Without the pictures, output the lines of the material from the very first through the one that holds "y_ticks = [-500, 0, 500, 1000, 1500, 2000]".

START GIVEN MATERIAL

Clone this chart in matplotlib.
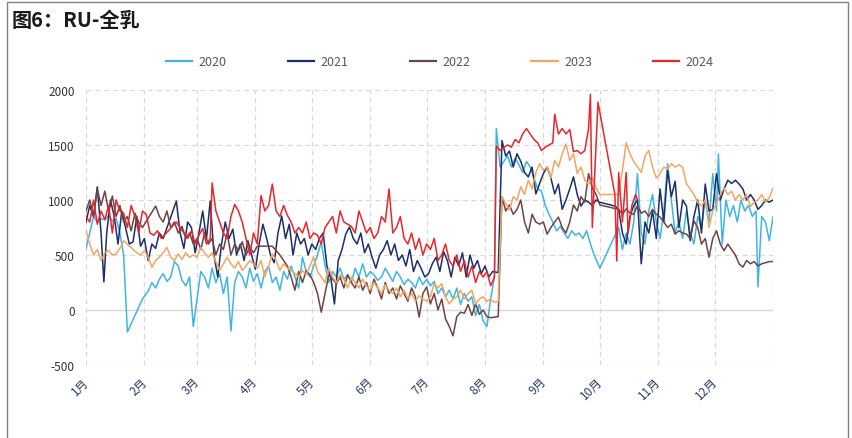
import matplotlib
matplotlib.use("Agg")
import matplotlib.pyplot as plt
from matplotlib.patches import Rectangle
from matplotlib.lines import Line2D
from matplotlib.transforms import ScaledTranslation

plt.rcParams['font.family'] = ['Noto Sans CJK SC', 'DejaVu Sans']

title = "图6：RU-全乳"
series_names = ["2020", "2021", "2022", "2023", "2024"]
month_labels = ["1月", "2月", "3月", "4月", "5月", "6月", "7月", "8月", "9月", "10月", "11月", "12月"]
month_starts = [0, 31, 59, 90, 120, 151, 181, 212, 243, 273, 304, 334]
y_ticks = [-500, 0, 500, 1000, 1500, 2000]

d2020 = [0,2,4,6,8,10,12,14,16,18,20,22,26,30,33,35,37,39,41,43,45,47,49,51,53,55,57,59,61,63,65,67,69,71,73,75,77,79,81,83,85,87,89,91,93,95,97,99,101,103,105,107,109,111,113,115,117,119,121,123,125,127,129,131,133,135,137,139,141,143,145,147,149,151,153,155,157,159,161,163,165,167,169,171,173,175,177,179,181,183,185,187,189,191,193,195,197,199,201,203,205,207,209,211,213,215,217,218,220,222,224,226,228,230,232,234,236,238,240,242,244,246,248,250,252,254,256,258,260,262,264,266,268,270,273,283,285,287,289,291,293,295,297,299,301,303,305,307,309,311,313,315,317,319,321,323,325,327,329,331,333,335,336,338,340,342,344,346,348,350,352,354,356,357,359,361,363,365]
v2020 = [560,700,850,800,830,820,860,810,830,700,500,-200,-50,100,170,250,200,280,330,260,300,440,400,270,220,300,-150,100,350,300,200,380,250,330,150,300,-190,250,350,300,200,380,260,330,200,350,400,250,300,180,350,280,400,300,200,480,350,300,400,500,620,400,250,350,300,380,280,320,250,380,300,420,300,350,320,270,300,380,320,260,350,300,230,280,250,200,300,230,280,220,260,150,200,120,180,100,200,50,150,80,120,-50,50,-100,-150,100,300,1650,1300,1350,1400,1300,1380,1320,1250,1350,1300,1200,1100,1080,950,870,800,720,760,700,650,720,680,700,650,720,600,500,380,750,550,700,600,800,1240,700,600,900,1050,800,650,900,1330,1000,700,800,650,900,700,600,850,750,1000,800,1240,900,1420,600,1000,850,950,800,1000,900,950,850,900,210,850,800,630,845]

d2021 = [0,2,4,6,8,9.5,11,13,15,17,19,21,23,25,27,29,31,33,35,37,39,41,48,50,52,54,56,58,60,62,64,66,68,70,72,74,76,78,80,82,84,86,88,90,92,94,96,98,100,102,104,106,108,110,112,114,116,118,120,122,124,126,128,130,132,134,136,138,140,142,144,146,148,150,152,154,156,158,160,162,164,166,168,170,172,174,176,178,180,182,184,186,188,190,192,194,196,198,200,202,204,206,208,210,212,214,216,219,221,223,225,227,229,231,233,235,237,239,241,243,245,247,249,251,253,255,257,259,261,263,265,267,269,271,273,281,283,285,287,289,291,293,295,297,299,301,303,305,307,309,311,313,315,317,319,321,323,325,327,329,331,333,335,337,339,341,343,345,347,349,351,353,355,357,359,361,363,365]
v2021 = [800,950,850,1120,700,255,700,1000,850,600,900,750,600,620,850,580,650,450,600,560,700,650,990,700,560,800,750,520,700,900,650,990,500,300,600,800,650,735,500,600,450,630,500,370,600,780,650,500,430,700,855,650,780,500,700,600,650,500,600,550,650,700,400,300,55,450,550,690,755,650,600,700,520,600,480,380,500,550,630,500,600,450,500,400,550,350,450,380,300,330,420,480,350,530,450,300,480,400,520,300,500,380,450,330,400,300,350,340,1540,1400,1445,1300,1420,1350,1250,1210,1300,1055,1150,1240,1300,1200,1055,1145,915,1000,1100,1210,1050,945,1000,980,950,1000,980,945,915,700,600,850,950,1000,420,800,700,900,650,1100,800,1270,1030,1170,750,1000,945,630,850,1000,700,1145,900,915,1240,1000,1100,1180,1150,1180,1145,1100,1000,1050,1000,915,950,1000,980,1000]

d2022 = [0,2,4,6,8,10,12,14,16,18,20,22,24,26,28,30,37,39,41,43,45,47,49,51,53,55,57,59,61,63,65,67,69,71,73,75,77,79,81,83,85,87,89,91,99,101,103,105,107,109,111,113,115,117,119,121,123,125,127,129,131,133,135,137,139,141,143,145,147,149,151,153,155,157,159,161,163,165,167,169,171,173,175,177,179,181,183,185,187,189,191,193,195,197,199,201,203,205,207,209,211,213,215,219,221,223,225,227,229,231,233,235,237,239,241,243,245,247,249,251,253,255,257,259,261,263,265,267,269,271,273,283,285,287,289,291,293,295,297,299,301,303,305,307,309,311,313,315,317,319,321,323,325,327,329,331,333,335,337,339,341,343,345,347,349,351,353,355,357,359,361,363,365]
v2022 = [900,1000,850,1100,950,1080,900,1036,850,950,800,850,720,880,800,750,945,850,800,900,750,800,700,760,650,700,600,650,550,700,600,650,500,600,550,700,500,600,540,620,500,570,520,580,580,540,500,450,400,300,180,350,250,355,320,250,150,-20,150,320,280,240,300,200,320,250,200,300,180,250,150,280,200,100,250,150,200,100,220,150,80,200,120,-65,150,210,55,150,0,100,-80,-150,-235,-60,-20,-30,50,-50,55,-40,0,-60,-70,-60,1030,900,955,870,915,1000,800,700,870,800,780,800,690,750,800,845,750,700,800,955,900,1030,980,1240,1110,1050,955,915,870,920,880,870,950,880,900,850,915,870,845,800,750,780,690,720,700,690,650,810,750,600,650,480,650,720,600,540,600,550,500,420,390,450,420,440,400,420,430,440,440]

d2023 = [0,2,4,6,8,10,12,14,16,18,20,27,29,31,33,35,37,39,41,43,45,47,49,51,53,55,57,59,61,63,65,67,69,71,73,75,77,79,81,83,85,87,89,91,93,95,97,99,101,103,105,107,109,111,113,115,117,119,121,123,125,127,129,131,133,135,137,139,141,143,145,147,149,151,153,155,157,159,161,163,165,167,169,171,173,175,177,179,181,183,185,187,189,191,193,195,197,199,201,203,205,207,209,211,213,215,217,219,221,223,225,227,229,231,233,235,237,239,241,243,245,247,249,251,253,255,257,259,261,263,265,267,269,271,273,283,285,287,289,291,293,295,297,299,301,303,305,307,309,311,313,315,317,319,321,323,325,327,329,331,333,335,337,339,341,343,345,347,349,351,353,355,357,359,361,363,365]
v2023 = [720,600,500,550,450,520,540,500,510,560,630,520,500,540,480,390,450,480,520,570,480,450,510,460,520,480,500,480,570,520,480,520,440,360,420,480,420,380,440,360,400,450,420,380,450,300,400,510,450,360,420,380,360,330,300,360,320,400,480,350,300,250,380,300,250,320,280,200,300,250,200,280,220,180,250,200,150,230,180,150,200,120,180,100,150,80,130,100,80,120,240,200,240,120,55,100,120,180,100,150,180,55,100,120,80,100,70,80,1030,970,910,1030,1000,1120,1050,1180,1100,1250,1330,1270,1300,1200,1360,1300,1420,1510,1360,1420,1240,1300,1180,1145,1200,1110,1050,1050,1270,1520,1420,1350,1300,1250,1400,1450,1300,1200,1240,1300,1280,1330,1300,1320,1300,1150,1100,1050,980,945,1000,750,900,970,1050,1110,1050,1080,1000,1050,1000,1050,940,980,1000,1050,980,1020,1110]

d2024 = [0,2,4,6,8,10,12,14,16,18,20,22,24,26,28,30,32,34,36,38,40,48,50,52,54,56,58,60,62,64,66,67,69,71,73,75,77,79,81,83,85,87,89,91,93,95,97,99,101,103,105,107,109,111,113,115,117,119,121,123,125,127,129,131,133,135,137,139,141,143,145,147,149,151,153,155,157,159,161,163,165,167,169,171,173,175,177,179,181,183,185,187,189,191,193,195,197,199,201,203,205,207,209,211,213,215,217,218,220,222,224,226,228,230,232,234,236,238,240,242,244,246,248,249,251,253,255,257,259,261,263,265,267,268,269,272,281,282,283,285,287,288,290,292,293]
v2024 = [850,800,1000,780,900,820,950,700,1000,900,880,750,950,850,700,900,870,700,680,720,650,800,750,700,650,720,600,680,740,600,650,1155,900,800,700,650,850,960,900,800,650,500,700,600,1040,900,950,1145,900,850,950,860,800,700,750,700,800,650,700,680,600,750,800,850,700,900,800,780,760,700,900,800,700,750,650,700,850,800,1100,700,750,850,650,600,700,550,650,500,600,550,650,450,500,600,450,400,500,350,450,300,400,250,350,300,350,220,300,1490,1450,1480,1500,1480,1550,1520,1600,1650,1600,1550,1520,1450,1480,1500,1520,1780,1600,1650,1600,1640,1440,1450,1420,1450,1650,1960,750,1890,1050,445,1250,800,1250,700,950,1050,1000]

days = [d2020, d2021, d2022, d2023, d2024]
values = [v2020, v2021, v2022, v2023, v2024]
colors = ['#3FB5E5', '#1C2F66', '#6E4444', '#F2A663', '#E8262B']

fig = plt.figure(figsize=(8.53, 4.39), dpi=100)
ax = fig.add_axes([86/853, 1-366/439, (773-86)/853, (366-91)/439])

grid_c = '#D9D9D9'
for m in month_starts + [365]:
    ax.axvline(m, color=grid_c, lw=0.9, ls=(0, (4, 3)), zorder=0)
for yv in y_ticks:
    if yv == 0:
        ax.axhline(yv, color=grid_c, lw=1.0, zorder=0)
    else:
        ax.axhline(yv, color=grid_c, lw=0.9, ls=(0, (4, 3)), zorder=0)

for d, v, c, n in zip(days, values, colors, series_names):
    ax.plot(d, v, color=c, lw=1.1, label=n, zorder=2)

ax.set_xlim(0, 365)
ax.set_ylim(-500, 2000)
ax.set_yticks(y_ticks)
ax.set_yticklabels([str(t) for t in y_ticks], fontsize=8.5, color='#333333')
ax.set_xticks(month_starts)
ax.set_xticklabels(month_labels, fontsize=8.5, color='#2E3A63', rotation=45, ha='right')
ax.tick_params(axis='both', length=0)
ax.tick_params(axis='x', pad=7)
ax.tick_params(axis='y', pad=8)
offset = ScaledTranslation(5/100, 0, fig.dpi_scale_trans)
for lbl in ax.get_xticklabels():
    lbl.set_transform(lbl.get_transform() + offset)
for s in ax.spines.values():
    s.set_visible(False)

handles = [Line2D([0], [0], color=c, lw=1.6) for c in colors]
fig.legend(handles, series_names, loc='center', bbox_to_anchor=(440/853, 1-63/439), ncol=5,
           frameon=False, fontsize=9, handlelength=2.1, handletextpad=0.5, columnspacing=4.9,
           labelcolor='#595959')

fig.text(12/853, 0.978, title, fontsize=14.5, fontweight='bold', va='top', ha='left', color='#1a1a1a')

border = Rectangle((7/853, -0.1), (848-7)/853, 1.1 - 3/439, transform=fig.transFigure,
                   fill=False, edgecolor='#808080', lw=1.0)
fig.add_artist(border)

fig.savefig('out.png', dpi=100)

END GIVEN MATERIAL

## THE SOLUTION:
Clone this chart in matplotlib.
import matplotlib
matplotlib.use("Agg")
import matplotlib.pyplot as plt
from matplotlib.patches import Rectangle
from matplotlib.lines import Line2D
from matplotlib.transforms import ScaledTranslation

plt.rcParams['font.family'] = ['Noto Sans CJK SC', 'DejaVu Sans']

title = "图6：RU-全乳"
series_names = ["2020", "2021", "2022", "2023", "2024"]
month_labels = ["1月", "2月", "3月", "4月", "5月", "6月", "7月", "8月", "9月", "10月", "11月", "12月"]
month_starts = [0, 31, 59, 90, 120, 151, 181, 212, 243, 273, 304, 334]
y_ticks = [-500, 0, 500, 1000, 1500, 2000]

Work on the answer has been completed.